According to a recent Corporate Education Board (CEB) report, marketers still struggle to use data effectively when making business decisions. In fact, most marketers heavily rely on gut instinct, intuition and past experiences, which causes disconnects between what the data tells marketers and what they assume to be true based on their own intuition and experiences.
The result, according to the report, is a tendency towards “bad decision making and wasted resources.”
Too Few – Or Too Many – Data-Driven Decisions
CEB used five questions to test marketers’ statistical aptitude, ranging from basic to intermediate. According to the report, 44% of marketers answered almost all of the questions incorrectly, and very few (6%) answered all five correctly.
Although marketers struggle with understanding statistics, there are also a select few (11%) who consult dashboards daily and who rely heavily on data to make everyday business decisions.
Despite their ability to rely heavily on data, however, the CEB report suggests that these types of marketers are actually underperformers who receive much lower performance ratings from their managers than average marketers. The problem, in this case, is a tendency to make "data driven" decisions without really understanding what the data means. As a result, the report concluded, these marketers often overreact to changes in the data they review and lose sight of their long-term goals.
The Secret To Data-Driven Marketing: True Grit
What separates top-performing marketers from their less data savvy (or overly data-conscious) peers? According to the CEB report, the most important trait is the ability to balance data-driven decision-making with a steady focus on long-term goals.

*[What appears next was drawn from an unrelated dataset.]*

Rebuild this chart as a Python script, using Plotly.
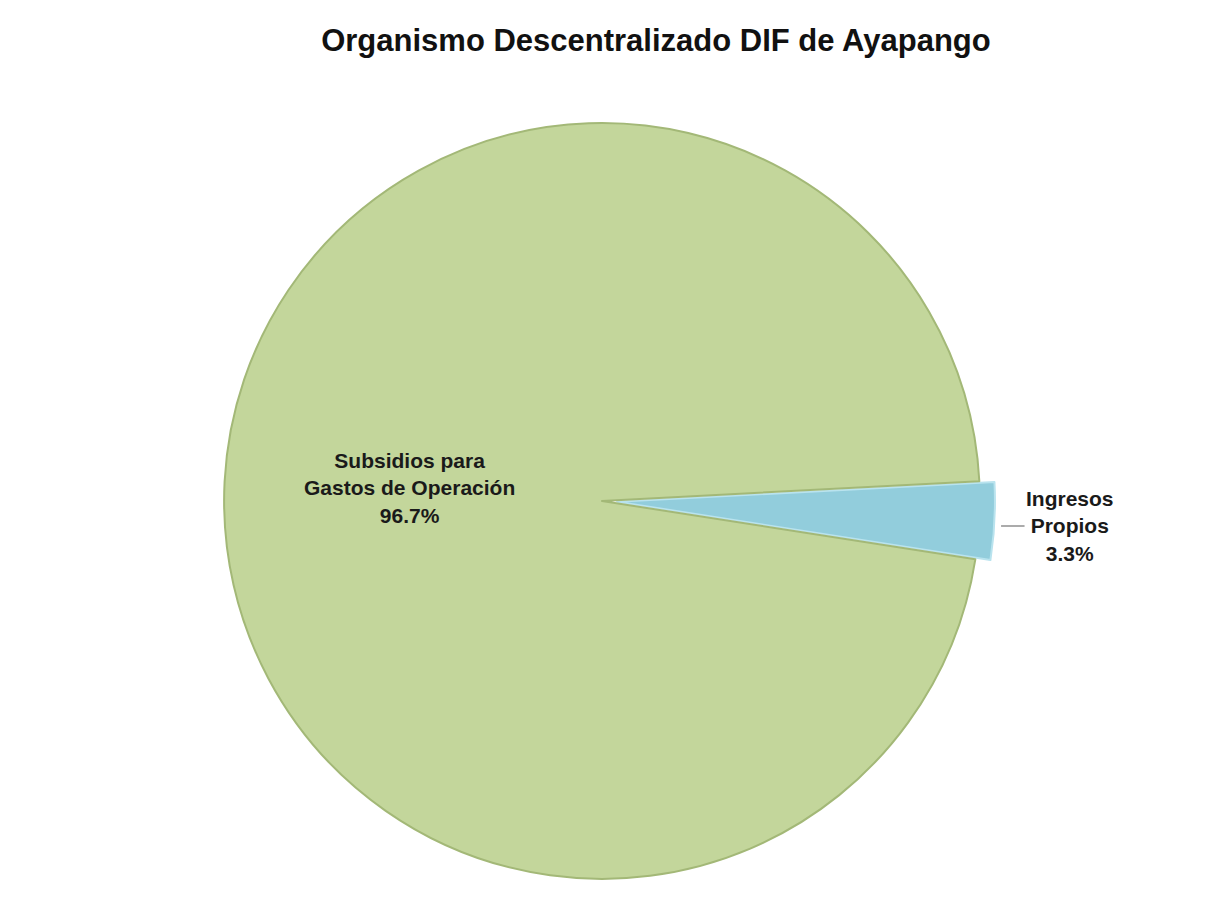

“Top performers have grit – the ability to stay focused on higher-order goals despite distractions,” noted the report. “Grit is a powerful predictor of success in complex, ambiguous environments. It is also the defining trait of today’s best marketers – the Focusers.” This predictor is designed to enable marketers to “filter out noise and resist distractions in order to achieve long-term goals.”
In an article by Harvard Business Review on the report, the authors – two CEB staffers -- noted that this ability to "filter out noise is rare" (only about 10% of marketers excel here), and it is also hard to teach.
“A well-guided [marketing] team environment can protect noise chasers from themselves — by providing blinkers that keep "bright shiny objects" out of view," the authors commented. "To drive effective data use, the best marketing leaders reiterate critical business goals constantly (to keep them front-of-mind despite distractions), teach marketers to put data front and center in their decision making, and sensitize marketers to common data interpretation mistakes. This enables even the most distractible data lovers to overachieve.”